The Common Good of Community

When we get to heaven, we shall find that everything is held for the good of all in common.

Mechtild of Magdeburg Cited in Mystical Hours

Br. Teasdale reflects on the ideals of community in these words:

“In the early ages of the Church, Christians were distinguished by the way they loved one another, and served the needs of each other in the community. We are a part of a much greater reality than ourselves, our families, and our circle of friends. One of the goals of life is to learn the value of community, of interconnectedness. Our oneness with Divine Reality. Social enlightenment is the keen realization of this truth and the commitment to live in it day- to- day experience.

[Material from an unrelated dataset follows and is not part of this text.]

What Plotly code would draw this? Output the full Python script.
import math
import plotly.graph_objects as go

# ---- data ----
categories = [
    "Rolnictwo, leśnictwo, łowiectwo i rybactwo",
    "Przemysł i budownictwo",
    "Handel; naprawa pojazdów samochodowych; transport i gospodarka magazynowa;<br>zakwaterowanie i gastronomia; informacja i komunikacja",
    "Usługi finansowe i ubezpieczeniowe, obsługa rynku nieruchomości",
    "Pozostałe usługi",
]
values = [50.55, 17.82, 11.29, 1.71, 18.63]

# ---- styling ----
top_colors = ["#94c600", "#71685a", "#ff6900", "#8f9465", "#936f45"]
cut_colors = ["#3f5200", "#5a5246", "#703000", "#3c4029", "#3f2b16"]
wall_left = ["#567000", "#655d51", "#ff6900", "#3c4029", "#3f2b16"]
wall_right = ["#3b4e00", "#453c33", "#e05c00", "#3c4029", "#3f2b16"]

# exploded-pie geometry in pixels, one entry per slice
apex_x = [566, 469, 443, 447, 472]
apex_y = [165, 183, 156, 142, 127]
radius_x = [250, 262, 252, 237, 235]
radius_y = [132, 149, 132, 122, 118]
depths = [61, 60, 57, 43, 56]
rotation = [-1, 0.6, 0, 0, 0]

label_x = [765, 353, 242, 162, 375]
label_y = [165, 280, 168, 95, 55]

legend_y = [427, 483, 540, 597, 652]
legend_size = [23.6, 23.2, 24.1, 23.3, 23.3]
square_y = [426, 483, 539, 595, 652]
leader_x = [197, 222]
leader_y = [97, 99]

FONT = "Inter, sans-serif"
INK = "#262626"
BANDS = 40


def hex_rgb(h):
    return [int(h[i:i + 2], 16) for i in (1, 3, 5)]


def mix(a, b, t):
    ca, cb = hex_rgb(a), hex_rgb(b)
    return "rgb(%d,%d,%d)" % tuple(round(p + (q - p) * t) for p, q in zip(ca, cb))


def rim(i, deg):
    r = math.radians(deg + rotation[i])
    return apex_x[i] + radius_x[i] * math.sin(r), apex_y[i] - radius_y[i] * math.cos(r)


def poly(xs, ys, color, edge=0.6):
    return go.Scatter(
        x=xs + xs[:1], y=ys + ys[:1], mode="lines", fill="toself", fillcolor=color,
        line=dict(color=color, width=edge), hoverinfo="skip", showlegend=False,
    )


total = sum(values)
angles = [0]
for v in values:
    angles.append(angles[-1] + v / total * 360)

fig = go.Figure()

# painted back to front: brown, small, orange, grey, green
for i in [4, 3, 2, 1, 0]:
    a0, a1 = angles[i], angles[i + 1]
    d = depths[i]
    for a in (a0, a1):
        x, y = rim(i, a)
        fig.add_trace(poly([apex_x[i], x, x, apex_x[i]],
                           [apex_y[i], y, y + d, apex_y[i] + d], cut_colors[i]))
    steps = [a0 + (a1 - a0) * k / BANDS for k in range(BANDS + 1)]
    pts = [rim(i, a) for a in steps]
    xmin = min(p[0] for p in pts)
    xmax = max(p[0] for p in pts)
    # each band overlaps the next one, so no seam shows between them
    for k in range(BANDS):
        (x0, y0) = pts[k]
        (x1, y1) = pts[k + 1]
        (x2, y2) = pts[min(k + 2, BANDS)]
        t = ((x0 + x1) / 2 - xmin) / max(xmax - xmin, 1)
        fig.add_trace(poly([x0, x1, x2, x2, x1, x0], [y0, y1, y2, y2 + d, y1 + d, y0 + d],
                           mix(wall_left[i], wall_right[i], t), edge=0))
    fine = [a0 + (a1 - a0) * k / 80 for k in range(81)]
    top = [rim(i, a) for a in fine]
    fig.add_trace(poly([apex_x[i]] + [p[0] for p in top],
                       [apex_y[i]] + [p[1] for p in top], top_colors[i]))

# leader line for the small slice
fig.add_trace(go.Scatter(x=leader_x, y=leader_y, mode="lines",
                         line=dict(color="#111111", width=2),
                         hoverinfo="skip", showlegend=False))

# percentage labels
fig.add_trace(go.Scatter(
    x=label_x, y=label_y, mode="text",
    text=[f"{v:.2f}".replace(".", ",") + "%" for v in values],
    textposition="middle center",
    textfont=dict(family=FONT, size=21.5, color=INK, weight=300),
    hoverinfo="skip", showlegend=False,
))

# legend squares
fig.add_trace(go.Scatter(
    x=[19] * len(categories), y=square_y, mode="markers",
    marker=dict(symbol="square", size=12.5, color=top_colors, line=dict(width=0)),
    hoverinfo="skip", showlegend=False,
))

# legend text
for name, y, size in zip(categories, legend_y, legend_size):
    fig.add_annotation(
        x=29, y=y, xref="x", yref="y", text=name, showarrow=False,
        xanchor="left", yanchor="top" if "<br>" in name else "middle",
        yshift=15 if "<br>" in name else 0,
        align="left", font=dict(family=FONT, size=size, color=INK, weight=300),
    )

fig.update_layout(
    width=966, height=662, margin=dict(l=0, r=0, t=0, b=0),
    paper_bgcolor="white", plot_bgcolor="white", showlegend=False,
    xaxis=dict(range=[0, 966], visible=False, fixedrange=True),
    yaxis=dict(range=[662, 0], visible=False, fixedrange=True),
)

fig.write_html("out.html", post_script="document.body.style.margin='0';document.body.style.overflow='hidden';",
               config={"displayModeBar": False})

Our notions of private property and ownership are human contrivances that God and nature do not recognize. As we strive for the heavenly ideal, we should work together to set forth a path for humanity that includes everybody. That’s the Divine Will for the human family, and the best in each religion acknowledges a similar vision. Let us become open to genuine community, to extend ourselves beyond our loved ones.”

As the Book of Acts teaches us, the early Christians held everything in common and shared things, possessions etc., with one another. It was a more purely egalitarian, and truly communal way of living, in and building up the members of the Christian community in its early decades; before it became a political, before it became more secular, and more acutely mindful of economic differences and the competitive need to distinguish one another from the group. 

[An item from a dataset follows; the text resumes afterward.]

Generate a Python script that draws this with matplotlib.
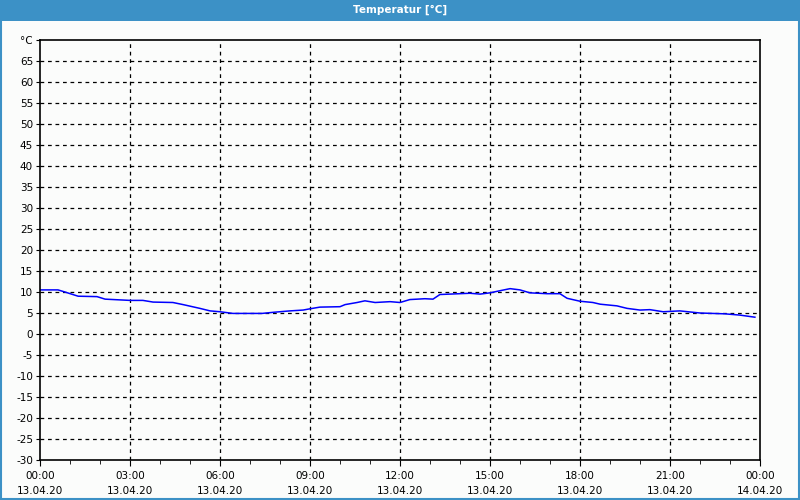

The emphasis that was placed on engaging fully in the world, and then fitting oneself to its economic demands, rather than aspiring to live in the King/Queendom of God, might well be the turning point of consciousness and consequence in church history. 

I know that I have shocked church members and Bible students with my statement about this unholy alliance or soulless accommodation to culture when I have declared that you cannot be a capitalist and a Christian!

When I read the “red letters” of Jesus in the Gospels, he does not come out as a fan of accumulating wealth, living greedily, or even valuing the ownership of property. Basically, he is more of a democratic socialist where the distinctions of class, culture, and commerce are to be overcome so that your focus and your loyalties belong to God alone.